→ Exercise description:
Exactly as written, quote every line that follows, skipping the images.

→ Data shown:

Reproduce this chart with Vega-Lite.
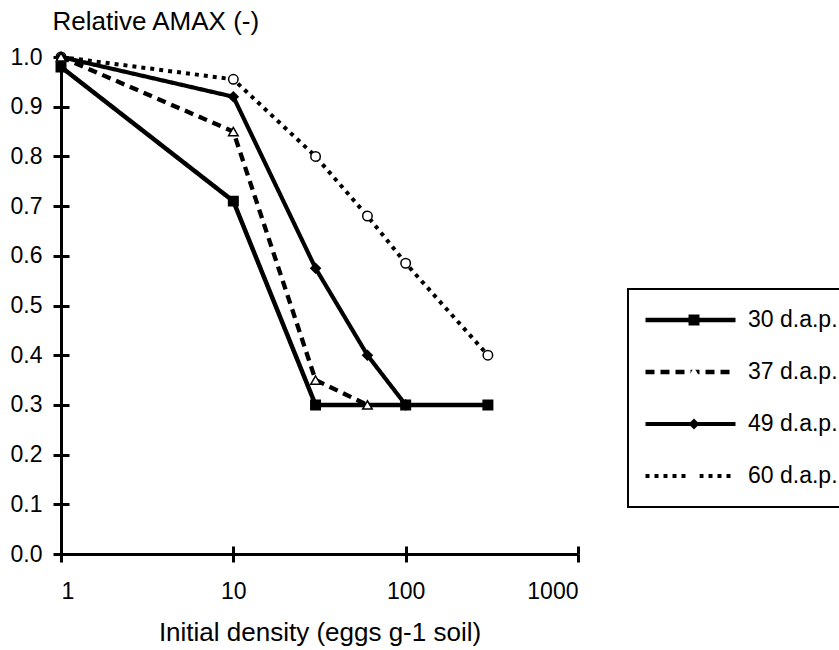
{
  "$schema": "https://vega.github.io/schema/vega-lite/v6.json",
  "autosize": {"type": "none"},
  "width": 517,
  "height": 497,
  "padding": {"left": 61, "top": 57, "right": 261, "bottom": 96},
  "background": "white",
  "config": {
    "view": {"stroke": null},
    "font": "Liberation Sans",
    "axis": {
      "grid": false,
      "domainColor": "black",
      "domainWidth": 3,
      "tickColor": "black",
      "tickWidth": 3,
      "labelColor": "black",
      "labelFont": "Liberation Sans",
      "labelFontSize": 23,
      "titleFont": "Liberation Sans",
      "titleFontSize": 26,
      "titleFontWeight": "normal",
      "titleColor": "black"
    },
    "legend": {
      "labelFont": "Liberation Sans",
      "labelFontSize": 23,
      "labelColor": "black"
    }
  },
  "data": {
    "values": [
      {"series": "60 d.a.p.", "x": 1, "y": 1.0},
      {"series": "60 d.a.p.", "x": 10, "y": 0.955},
      {"series": "60 d.a.p.", "x": 30, "y": 0.80},
      {"series": "60 d.a.p.", "x": 60, "y": 0.68},
      {"series": "60 d.a.p.", "x": 100, "y": 0.585},
      {"series": "60 d.a.p.", "x": 300, "y": 0.40},
      {"series": "49 d.a.p.", "x": 1, "y": 1.0},
      {"series": "49 d.a.p.", "x": 10, "y": 0.92},
      {"series": "49 d.a.p.", "x": 30, "y": 0.575},
      {"series": "49 d.a.p.", "x": 60, "y": 0.40},
      {"series": "49 d.a.p.", "x": 100, "y": 0.30},
      {"series": "37 d.a.p.", "x": 1, "y": 1.0},
      {"series": "37 d.a.p.", "x": 10, "y": 0.85},
      {"series": "37 d.a.p.", "x": 30, "y": 0.35},
      {"series": "37 d.a.p.", "x": 60, "y": 0.30},
      {"series": "30 d.a.p.", "x": 1, "y": 0.98},
      {"series": "30 d.a.p.", "x": 10, "y": 0.71},
      {"series": "30 d.a.p.", "x": 30, "y": 0.30},
      {"series": "30 d.a.p.", "x": 100, "y": 0.30},
      {"series": "30 d.a.p.", "x": 300, "y": 0.30}
    ]
  },
  "resolve": {"axis": {"x": "independent", "y": "independent"}},
  "layer": [
    {
      "mark": {"type": "line", "color": "black", "strokeCap": "butt"},
      "encoding": {
        "x": {
          "field": "x", "type": "quantitative",
          "scale": {"type": "log", "domain": [1, 1000], "nice": false},
          "axis": {
            "orient": "bottom",
            "values": [1, 10, 100, 1000],
            "format": "d",
            "tickSize": 8,
            "labelPadding": 18,
            "title": "Initial density (eggs g-1 soil)",
            "titlePadding": 16
          }
        },
        "y": {
          "field": "y", "type": "quantitative",
          "scale": {"domain": [0, 1], "nice": false},
          "axis": {
            "orient": "left",
            "values": [0, 0.1, 0.2, 0.3, 0.4, 0.5, 0.6, 0.7, 0.8, 0.9, 1.0],
            "format": ".1f",
            "tickSize": 8,
            "labelPadding": 11,
            "title": "Relative AMAX (-)",
            "titleAngle": 0,
            "titleAlign": "left",
            "titleBaseline": "middle",
            "titleX": -9,
            "titleY": -36
          }
        },
        "strokeDash": {
          "field": "series", "type": "nominal",
          "scale": {
            "domain": ["30 d.a.p.", "37 d.a.p.", "49 d.a.p.", "60 d.a.p."],
            "range": [[1, 0], [9, 6], [1, 0], [4, 5]]
          },
          "legend": {
            "title": null,
            "orient": "none",
            "legendX": 567,
            "legendY": 232,
            "padding": 15,
            "clipHeight": 32,
            "rowPadding": 20,
            "symbolType": "stroke",
            "symbolSize": 8100,
            "symbolStrokeColor": "black",
            "labelOffset": 10,
            "strokeColor": "black",
            "zindex": 0,
            "encode": {"legend": {"update": {"strokeWidth": {"value": 2}}}}
          }
        },
        "strokeWidth": {
          "field": "series", "type": "nominal",
          "scale": {
            "domain": ["30 d.a.p.", "37 d.a.p.", "49 d.a.p.", "60 d.a.p."],
            "range": [4.5, 4, 2.5, 2]
          },
          "legend": {
            "title": null,
            "orient": "none",
            "legendX": 567,
            "legendY": 232,
            "padding": 15,
            "clipHeight": 32,
            "rowPadding": 20,
            "symbolType": "stroke",
            "symbolSize": 8100,
            "symbolStrokeColor": "black",
            "labelOffset": 10,
            "strokeColor": "black",
            "zindex": 0,
            "encode": {"legend": {"update": {"strokeWidth": {"value": 2}}}}
          }
        }
      }
    },
    {
      "transform": [{"calculate": "datum.series", "as": "marker"}],
      "mark": {"type": "point", "filled": true, "size": 90, "stroke": "black", "strokeWidth": 1.5, "opacity": 1},
      "encoding": {
        "x": {
          "field": "x", "type": "quantitative",
          "scale": {"type": "log", "domain": [1, 1000], "nice": false},
          "axis": {
            "orient": "bottom",
            "values": [1, 10, 100, 1000],
            "tickSize": -8,
            "domain": false,
            "labels": false,
            "title": null
          }
        },
        "y": {
          "field": "y", "type": "quantitative",
          "scale": {"domain": [0, 1], "nice": false},
          "axis": {
            "orient": "left",
            "values": [0, 0.1, 0.2, 0.3, 0.4, 0.5, 0.6, 0.7, 0.8, 0.9, 1.0],
            "tickSize": -8,
            "domain": false,
            "labels": false,
            "title": null
          }
        },
        "shape": {
          "field": "marker", "type": "nominal",
          "scale": {"range": ["square", "triangle-up", "diamond", "circle"]},
          "legend": {
            "title": null,
            "orient": "none",
            "legendX": 567,
            "legendY": 232,
            "padding": 15,
            "clipHeight": 32,
            "rowPadding": 20,
            "symbolSize": 120,
            "symbolStrokeColor": "black",
            "symbolStrokeWidth": 2,
            "symbolOffset": 39.5,
            "labelExpr": "''",
            "zindex": 2,
            "encode": {"symbols": {"update": {"stroke": {"value": "black"}, "strokeWidth": {"value": 2}, "strokeOpacity": {"value": 1}, "opacity": {"value": 1}, "size": {"value": 120}}}}
          }
        },
        "fill": {
          "field": "marker", "type": "nominal",
          "scale": {"range": ["black", "white", "black", "white"]},
          "legend": {
            "title": null,
            "orient": "none",
            "legendX": 567,
            "legendY": 232,
            "padding": 15,
            "clipHeight": 32,
            "rowPadding": 20,
            "symbolSize": 120,
            "symbolStrokeColor": "black",
            "symbolStrokeWidth": 2,
            "symbolOffset": 39.5,
            "labelExpr": "''",
            "zindex": 2,
            "encode": {"symbols": {"update": {"stroke": {"value": "black"}, "strokeWidth": {"value": 2}, "strokeOpacity": {"value": 1}, "opacity": {"value": 1}, "size": {"value": 120}}}}
          }
        }
      }
    }
  ]
}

→ Answer to this problem:
Reproduce this chart with Vega-Lite.
{
  "$schema": "https://vega.github.io/schema/vega-lite/v6.json",
  "autosize": {"type": "none"},
  "width": 517,
  "height": 497,
  "padding": {"left": 61, "top": 57, "right": 261, "bottom": 96},
  "background": "white",
  "config": {
    "view": {"stroke": null},
    "font": "Liberation Sans",
    "axis": {
      "grid": false,
      "domainColor": "black",
      "domainWidth": 3,
      "tickColor": "black",
      "tickWidth": 3,
      "labelColor": "black",
      "labelFont": "Liberation Sans",
      "labelFontSize": 23,
      "titleFont": "Liberation Sans",
      "titleFontSize": 26,
      "titleFontWeight": "normal",
      "titleColor": "black"
    },
    "legend": {
      "labelFont": "Liberation Sans",
      "labelFontSize": 23,
      "labelColor": "black"
    }
  },
  "data": {
    "values": [
      {"series": "60 d.a.p.", "x": 1, "y": 1.0},
      {"series": "60 d.a.p.", "x": 10, "y": 0.955},
      {"series": "60 d.a.p.", "x": 30, "y": 0.80},
      {"series": "60 d.a.p.", "x": 60, "y": 0.68},
      {"series": "60 d.a.p.", "x": 100, "y": 0.585},
      {"series": "60 d.a.p.", "x": 300, "y": 0.40},
      {"series": "49 d.a.p.", "x": 1, "y": 1.0},
      {"series": "49 d.a.p.", "x": 10, "y": 0.92},
      {"series": "49 d.a.p.", "x": 30, "y": 0.575},
      {"series": "49 d.a.p.", "x": 60, "y": 0.40},
      {"series": "49 d.a.p.", "x": 100, "y": 0.30},
      {"series": "37 d.a.p.", "x": 1, "y": 1.0},
      {"series": "37 d.a.p.", "x": 10, "y": 0.85},
      {"series": "37 d.a.p.", "x": 30, "y": 0.35},
      {"series": "37 d.a.p.", "x": 60, "y": 0.30},
      {"series": "30 d.a.p.", "x": 1, "y": 0.98},
      {"series": "30 d.a.p.", "x": 10, "y": 0.71},
      {"series": "30 d.a.p.", "x": 30, "y": 0.30},
      {"series": "30 d.a.p.", "x": 100, "y": 0.30},
      {"series": "30 d.a.p.", "x": 300, "y": 0.30}
    ]
  },
  "resolve": {"axis": {"x": "independent", "y": "independent"}},
  "layer": [
    {
      "mark": {"type": "line", "color": "black", "strokeCap": "butt"},
      "encoding": {
        "x": {
          "field": "x", "type": "quantitative",
          "scale": {"type": "log", "domain": [1, 1000], "nice": false},
          "axis": {
            "orient": "bottom",
            "values": [1, 10, 100, 1000],
            "format": "d",
            "tickSize": 8,
            "labelPadding": 18,
            "title": "Initial density (eggs g-1 soil)",
            "titlePadding": 16
          }
        },
        "y": {
          "field": "y", "type": "quantitative",
          "scale": {"domain": [0, 1], "nice": false},
          "axis": {
            "orient": "left",
            "values": [0, 0.1, 0.2, 0.3, 0.4, 0.5, 0.6, 0.7, 0.8, 0.9, 1.0],
            "format": ".1f",
            "tickSize": 8,
            "labelPadding": 11,
            "title": "Relative AMAX (-)",
            "titleAngle": 0,
            "titleAlign": "left",
            "titleBaseline": "middle",
            "titleX": -9,
            "titleY": -36
          }
        },
        "strokeDash": {
          "field": "series", "type": "nominal",
          "scale": {
            "domain": ["30 d.a.p.", "37 d.a.p.", "49 d.a.p.", "60 d.a.p."],
            "range": [[1, 0], [9, 6], [1, 0], [4, 5]]
          },
          "legend": {
            "title": null,
            "orient": "none",
            "legendX": 567,
            "legendY": 232,
            "padding": 15,
            "clipHeight": 32,
            "rowPadding": 20,
            "symbolType": "stroke",
            "symbolSize": 8100,
            "symbolStrokeColor": "black",
            "labelOffset": 10,
            "strokeColor": "black",
            "zindex": 0,
            "encode": {"legend": {"update": {"strokeWidth": {"value": 2}}}}
          }
        },
        "strokeWidth": {
          "field": "series", "type": "nominal",
          "scale": {
            "domain": ["30 d.a.p.", "37 d.a.p.", "49 d.a.p.", "60 d.a.p."],
            "range": [4.5, 4, 2.5, 2]
          },
          "legend": {
            "title": null,
            "orient": "none",
            "legendX": 567,
            "legendY": 232,
            "padding": 15,
            "clipHeight": 32,
            "rowPadding": 20,
            "symbolType": "stroke",
            "symbolSize": 8100,
            "symbolStrokeColor": "black",
            "labelOffset": 10,
            "strokeColor": "black",
            "zindex": 0,
            "encode": {"legend": {"update": {"strokeWidth": {"value": 2}}}}
          }
        }
      }
    },
    {
      "transform": [{"calculate": "datum.series", "as": "marker"}],
      "mark": {"type": "point", "filled": true, "size": 90, "stroke": "black", "strokeWidth": 1.5, "opacity": 1},
      "encoding": {
        "x": {
          "field": "x", "type": "quantitative",
          "scale": {"type": "log", "domain": [1, 1000], "nice": false},
          "axis": {
            "orient": "bottom",
            "values": [1, 10, 100, 1000],
            "tickSize": -8,
            "domain": false,
            "labels": false,
            "title": null
          }
        },
        "y": {
          "field": "y", "type": "quantitative",
          "scale": {"domain": [0, 1], "nice": false},
          "axis": {
            "orient": "left",
            "values": [0, 0.1, 0.2, 0.3, 0.4, 0.5, 0.6, 0.7, 0.8, 0.9, 1.0],
            "tickSize": -8,
            "domain": false,
            "labels": false,
            "title": null
          }
        },
        "shape": {
          "field": "marker", "type": "nominal",
          "scale": {"range": ["square", "triangle-up", "diamond", "circle"]},
          "legend": {
            "title": null,
            "orient": "none",
            "legendX": 567,
            "legendY": 232,
            "padding": 15,
            "clipHeight": 32,
            "rowPadding": 20,
            "symbolSize": 120,
            "symbolStrokeColor": "black",
            "symbolStrokeWidth": 2,
            "symbolOffset": 39.5,
            "labelExpr": "''",
            "zindex": 2,
            "encode": {"symbols": {"update": {"stroke": {"value": "black"}, "strokeWidth": {"value": 2}, "strokeOpacity": {"value": 1}, "opacity": {"value": 1}, "size": {"value": 120}}}}
          }
        },
        "fill": {
          "field": "marker", "type": "nominal",
          "scale": {"range": ["black", "white", "black", "white"]},
          "legend": {
            "title": null,
            "orient": "none",
            "legendX": 567,
            "legendY": 232,
            "padding": 15,
            "clipHeight": 32,
            "rowPadding": 20,
            "symbolSize": 120,
            "symbolStrokeColor": "black",
            "symbolStrokeWidth": 2,
            "symbolOffset": 39.5,
            "labelExpr": "''",
            "zindex": 2,
            "encode": {"symbols": {"update": {"stroke": {"value": "black"}, "strokeWidth": {"value": 2}, "strokeOpacity": {"value": 1}, "opacity": {"value": 1}, "size": {"value": 120}}}}
          }
        }
      }
    }
  ]
}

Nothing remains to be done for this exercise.